Версия происхождения поэзии (частное следствие теории антропогенеза)
Данная статья является частным выводом из теории антропогенеза (происхождения человека), опубликованной в различных периодических изданиях России и русскоговорящей Америки, статьи, шума не наделавшей, но создавшей тесный и небольшой круг читателей, к которым и обращена нынешняя мысль.
Я зван на музыкально-литературный вечер сан-францисской газеты «Кстати» почитать что-нибудь, но только не стихи («они у Вас экспериментальные», что в переводе с вежливого на русский значит «очень плохие»). Я сел на автобус 49-го маршрута где-то посередине бесконечной Мишен стрит и теперь пылю не спеша по задворкам великого города.

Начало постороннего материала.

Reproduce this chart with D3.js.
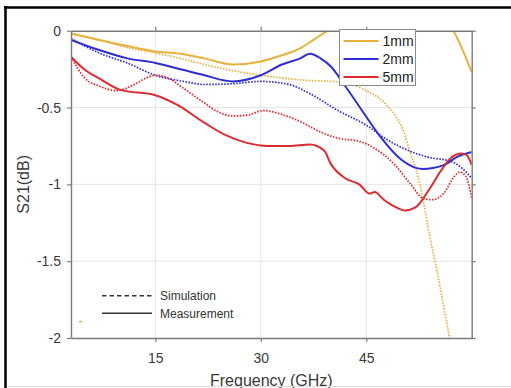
<!DOCTYPE html>
<html>
<head>
<meta charset="utf-8">
<script src="https://cdn.jsdelivr.net/npm/d3@7"></script>
<style>
  html, body { margin: 0; padding: 0; background: #fff; }
  svg { display: block; }
  text { font-family: "Liberation Sans", Arial, sans-serif; }
</style>
</head>
<body>
<script>
// S21 of the three samples: frequency (GHz) vs S21 (dB)
const freqTicks = [15, 30, 45];
const s21Ticks = [0, -0.5, -1, -1.5, -2];
const sizes = ["1mm", "2mm", "5mm"];
const sizeColors = ["#e6b13e", "#2e2ed2", "#dc2a2f"];

// measured curves [GHz, dB]
const meas1mm = [[3,-0.02],[7,-0.06],[11,-0.10],[15,-0.135],[18.5,-0.15],[22,-0.18],[26,-0.22],[30,-0.20],[33,-0.16],[35.6,-0.115],[37.5,-0.06],[39.5,0],[43,0.1],[49,0.2],[54,0.15],[57.4,0],[60,-0.27]];
const meas2mm = [[3,-0.06],[7,-0.126],[11,-0.18],[15,-0.21],[19,-0.256],[22,-0.29],[26,-0.33],[30,-0.29],[33,-0.22],[35.6,-0.18],[37,-0.15],[38.5,-0.18],[40,-0.235],[42,-0.36],[45,-0.56],[47,-0.69],[50,-0.84],[53,-0.90],[56,-0.875],[58,-0.82],[60,-0.79]];
const meas5mm = [[3,-0.17],[5,-0.256],[7,-0.31],[10,-0.385],[15,-0.42],[18,-0.48],[22,-0.60],[25,-0.68],[28,-0.73],[31,-0.75],[34,-0.75],[37,-0.74],[39,-0.78],[40,-0.87],[42,-0.96],[44,-1.00],[45.5,-1.06],[46.2,-1.05],[47.5,-1.10],[49.5,-1.155],[50.5,-1.17],[52,-1.15],[54,-1.03],[55.5,-0.92],[57,-0.83],[58.5,-0.80],[59.3,-0.81],[60,-0.875]];

// simulated curves [GHz, dB]
const sim1mm = [[3,-0.015],[7,-0.06],[11,-0.11],[15,-0.145],[18.5,-0.18],[22,-0.22],[26,-0.26],[30,-0.29],[35.6,-0.32],[41.3,-0.335],[45,-0.39],[47.8,-0.48],[50.5,-0.68],[51.3,-0.80],[52,-0.89],[53,-1.08],[54,-1.33],[55,-1.55],[56,-1.79],[56.8,-2.0],[57.5,-2.3]];
const sim2mm = [[3,-0.05],[7,-0.145],[11,-0.21],[15,-0.29],[19,-0.33],[22,-0.35],[26,-0.345],[30,-0.33],[34,-0.35],[37,-0.41],[41,-0.52],[45,-0.615],[48,-0.71],[51,-0.78],[54,-0.825],[57,-0.85],[58.5,-0.89],[60,-0.96]];
const sim5mm = [[3,-0.17],[5,-0.31],[7,-0.36],[9.5,-0.39],[11.8,-0.355],[13.6,-0.31],[15,-0.29],[16.9,-0.31],[19,-0.375],[21.5,-0.455],[24,-0.53],[26,-0.555],[28,-0.55],[30.4,-0.52],[33,-0.545],[36,-0.60],[38.5,-0.66],[41,-0.70],[44,-0.72],[46,-0.76],[49,-0.87],[51.5,-1.01],[53,-1.09],[54.3,-1.10],[56,-1.06],[57.5,-0.95],[58.3,-0.92],[59.2,-0.95],[60,-1.09]];

const measured = [meas1mm, meas2mm, meas5mm];
const simulated = [sim1mm, sim2mm, sim5mm];
const styleLabels = ["Simulation", "Measurement"];

const W = 511, H = 388;
const plot = { left: 71, right: 471.7, top: 30.7, bottom: 338 };

const svg = d3.select("body").append("svg").attr("width", W).attr("height", H);
svg.append("rect").attr("width", W).attr("height", H).attr("fill", "#fff");

const x = d3.scaleLinear().domain([3, 60]).range([plot.left, plot.right]);
const y = d3.scaleLinear().domain([-2, 0]).range([plot.bottom, plot.top]);

// grid
const grid = svg.append("g").attr("stroke", "#e4e4e4").attr("stroke-width", 1);
grid.selectAll(".gx").data(freqTicks).join("line")
  .attr("x1", d => x(d)).attr("x2", d => x(d))
  .attr("y1", plot.top).attr("y2", plot.bottom);
grid.selectAll(".gy").data(s21Ticks.filter(d => d !== 0 && d !== -2)).join("line")
  .attr("y1", d => y(d)).attr("y2", d => y(d))
  .attr("x1", plot.left).attr("x2", plot.right);

// curves
const clip = svg.append("clipPath").attr("id", "plotclip").append("rect")
  .attr("x", plot.left).attr("y", plot.top)
  .attr("width", plot.right - plot.left).attr("height", plot.bottom - plot.top);
const line = d3.line().x(d => x(d[0])).y(d => y(d[1])).curve(d3.curveMonotoneX);
const curves = svg.append("g").attr("clip-path", "url(#plotclip)");
simulated.forEach((s, i) => {
  curves.append("path").attr("d", line(s)).attr("fill", "none")
    .attr("stroke", sizeColors[i]).attr("stroke-width", 1.7)
    .attr("stroke-dasharray", "1.6,1.4");
});
measured.forEach((s, i) => {
  curves.append("path").attr("d", line(s)).attr("fill", "none")
    .attr("stroke", sizeColors[i]).attr("stroke-width", 2)
    .attr("stroke-linejoin", "round");
});

// axes (box with outward ticks)
function styleAxis(g) {
  g.select(".domain").attr("stroke", "#7a7a7a").attr("stroke-width", 1.4);
  g.selectAll(".tick line").attr("stroke", "#7a7a7a").attr("stroke-width", 1.2);
  g.selectAll("text").attr("fill", "#3a3a3a").style("font-size", "14px")
    .style("font-family", "'Liberation Sans', Arial, sans-serif");
}
svg.append("g").attr("transform", `translate(0,${plot.bottom})`)
  .call(d3.axisBottom(x).tickValues(freqTicks).tickSize(4).tickSizeOuter(0).tickPadding(11))
  .call(styleAxis);
svg.append("g").attr("transform", `translate(0,${plot.top})`)
  .call(d3.axisTop(x).tickValues(freqTicks).tickSize(4).tickSizeOuter(0).tickFormat(""))
  .call(styleAxis);
svg.append("g").attr("transform", `translate(${plot.left},0)`)
  .call(d3.axisLeft(y).tickValues(s21Ticks).tickSize(4).tickSizeOuter(0).tickPadding(6).tickFormat(d => String(d)))
  .call(styleAxis);
svg.append("g").attr("transform", `translate(${plot.right},0)`)
  .call(d3.axisRight(y).tickValues(s21Ticks).tickSize(4).tickSizeOuter(0).tickFormat(""))
  .call(styleAxis);

// axis titles
svg.append("text").attr("x", (plot.left + plot.right) / 2).attr("y", 386)
  .attr("text-anchor", "middle").attr("fill", "#3a3a3a").style("font-size", "16px")
  .text("Frequency (GHz)");
svg.append("text").attr("transform", `translate(29,${(plot.top + plot.bottom) / 2}) rotate(-90)`)
  .attr("text-anchor", "middle").attr("fill", "#3a3a3a").style("font-size", "16px")
  .text("S21(dB)");

// size legend
const lg = svg.append("g").attr("transform", "translate(339.5,29.5)");
lg.append("rect").attr("width", 76).attr("height", 56).attr("fill", "#fff")
  .attr("stroke", "#8a8a8a").attr("stroke-width", 1);
sizes.forEach((s, i) => {
  const yy = 11.5 + i * 18;
  lg.append("line").attr("x1", 4).attr("x2", 39).attr("y1", yy).attr("y2", yy)
    .attr("stroke", sizeColors[i]).attr("stroke-width", 2);
  lg.append("text").attr("x", 43).attr("y", yy).attr("dy", "0.35em")
    .attr("fill", "#222").style("font-size", "14px").text(s);
});

// line-style legend
const sg = svg.append("g");
styleLabels.forEach((s, i) => {
  const yy = 295.7 + i * 17.6;
  sg.append("line").attr("x1", 102).attr("x2", 152).attr("y1", yy).attr("y2", yy)
    .attr("stroke", "#333").attr("stroke-width", 1.5)
    .attr("stroke-dasharray", i === 0 ? "4.5,3" : null);
  sg.append("text").attr("x", 160).attr("y", yy).attr("dy", "0.35em")
    .attr("fill", "#333").style("font-size", "12px").text(s);
});
sg.append("line").attr("x1", 79).attr("x2", 82).attr("y1", 321.7).attr("y2", 321.7)
  .attr("stroke", sizeColors[0]).attr("stroke-width", 1.5);

// frame
svg.append("line").attr("x1", 5.5).attr("x2", 5.5).attr("y1", 6).attr("y2", H)
  .attr("stroke", "#000").attr("stroke-width", 2.5);
svg.append("line").attr("x1", 4).attr("x2", W).attr("y1", 7.5).attr("y2", 7.5)
  .attr("stroke", "#000").attr("stroke-width", 2.5);
svg.append("line").attr("x1", 7).attr("x2", W).attr("y1", 386.5).attr("y2", 386.5)
  .attr("stroke", "#dcdcdc").attr("stroke-width", 1);
</script>
</body>
</html>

Уединяясь от своей звероподобной стаи тот, кому предстояло стать первым человеком и жрецом Бога и совести, создавал еще не членораздельную, но ритмизированную речь. Она служила ему подспорьем, как служит стон в преодолении боли или «горловое пение» умирающих в реанимации, и складывалась из трех ритмов, кратных друг другу. Самым медленным был ритм дыхания, длящийся четыре секунды или одну строку. Затем шел ритм биения сердца, пульс, с частотой одного удара в секунду, ему соответствуют ударные слоги в строке. А самым частым был ритм сексуальных движений – два движения за один удар сердца. Он совпадал с числом всех слогов строки.
И тот, кому предстояло стать человеком и жрецом, инстинктивно ловил и сопрягал, гармонизировал эти три ритма в единую мелодию жизни. И вскоре в этой гармонии, сопровождающейся яркими и дивными видениями любви, раскаяния, покаяния, прощения, умиления, наступал восторг оргазма и потому тот, кому предстояло стать человеком и жрецом, придавал своей ритмизированной речи-монологу возвышенный и впечатляющий смысл.
Он обливался слезами умиления и радости, очищения души совестью и обретения души. «Так вот я, оказывается, какой!» – с удивлением и восхищением думал он, видя в себе, внутри себя, в самых потаенных дотоле глубинах себя нечто совершенно новое, необычное, исполненное красоты и нежности. «Боже, как хорошо мне быть таким и с Тобой!» – думалось и чувствовалось ему, разверзтому новым волнам своего сознания, чистого, высокого, ясного, как опрокинутые перед ним и над ним небеса. И для него это состояние стало казаться снизошедшим с неба в ответ и на оклик его песни, его стихов. Так родились человек и поэзия – одновременно.
В Сан-Франциско круглый год стоит весенняя слякоть и грязь. Как мартовский кот, я щурюсь на размокший мусор подворотен. Американцы имеют обыкновение вешать замки на свои мусорные контейнеры, но не потому, что кто-то может стильбонить или сожрать их мусор (это первое, что приходит в мою московскую голову, цепко держащую в своей памяти зимние утренние пейзажи Замоскворечья с фигурами, жрущими объедки прямо из мусорных баков), а чтобы кто не подложил им свой мусор, вывоз которого стоит денег.
И тогда он понес это внятное только ему своим сородичам как новую истину. Они не понимали его, но видели, что он ведет другой образ жизни, что он не скулит от сексуального голода и страха за свою жизнь, что он уверенно произносит свой монолог, что он – лучший охотник и что не он – самки сами хотят его, он же к ним почти равнодушен.
Эта, еще одинокая песнь любви и совести, песнь-молитва, песнь-озарение восторгом оргазма понравилась зверью, которому предстояло стать людьми.
Началось обожествление человека и природы, а это значит – началось очеловечивание человека и природы.
В каждом камне и каждом ручье, в каждом явлении природы и каждом природном процессе и движении человек стал видеть не только жизнь в ее биологической или геологической материальности, он стал видеть за всем этим божества или божество, одухотворенность. Одухотворяя окружающий его космос, осмысляя природу в поэтических образах и пениях, он стал превращать этот космос в природу, населяя этот мир персонажами Добра и зла, очеловечивая космос своим присутствием и поэтизируя его в мифы и сказки.